Его это не огорчало. Начальство его работой было довольно. Вообще эпиграмм, которые мы писали друг на друга, было много, были они остры, часто талантливы, но имели, так сказать, только локальный интерес. Приводить их здесь особого смысла нет.
Рассказ о редакционных буднях не входит в мою задачу. Да и в памяти остались только человеческие отношения, о которых была уже речь. Для того чтоб говорить об этом подробно, надо было бы писать на этом материале полноценную художественную прозу, а я никогда не чувствовал себя прозаиком — хоть и никогда не относился к прозе свысока, как свойственно многим представителям поэтического цеха.

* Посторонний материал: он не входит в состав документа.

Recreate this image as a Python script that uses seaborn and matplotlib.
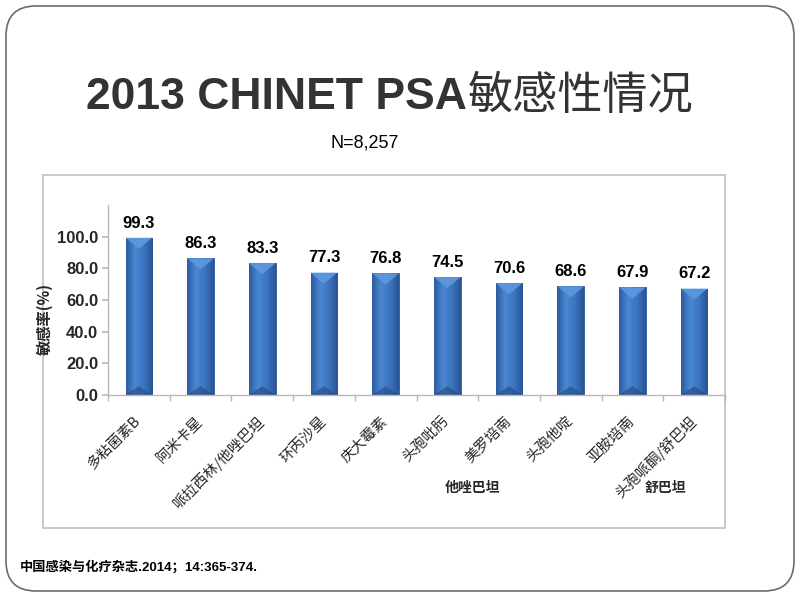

Да и задачи у меня, сформулированные мной в начале этих мемуаров, иные.
Не поговорить напоследок чуть более подробно еще об одном человеке в редакции — об уже не раз тут упоминавшемся ответственном редакторе нашей газеты Федоре Федоровиче Боярском, я просто не считаю возможным. Да и сюжет не позволит.
Безусловно, Федор Федорович Боярский, к которому я всегда относился и теперь отношусь с симпатией, был человеком системы. И при всем том он был хорошим, достойным и надежным человеком. Противоречие? Возможно. Хочу только напомнить, что вне системы в нашей стране не было ничего. Когда-то я говорил, что коммунизм (имелся в виду первоначальный, подлинный коммунизм) страшен еще и тем, что часто (отнюдь не главным образом и не только) привлекает к себе людей бескорыстных, расположенных к добру, и превращает их во врагов человечества. Сталинщина в основном таких людей отталкивала, но выдавала себя за воплощение их идеализма, при этом выхолостив из него всякий смысл — но для камуфляжа хватало. Больше всего ей подходили исполнительные ничтожества. Ничтожества она и привлекала, им открывала все дороги. Но система потому и была тоталитарной, что пронизывала и подменяла всю жизнь страны, а для новых поколений и всю ее мысль, все представления об истории. Все жизненные дороги были связаны с ней, и привлекала она к себе не только ничтожеств… Многих из таких она потом все равно превращала в ничтожеств. Но все-таки не всех до конца.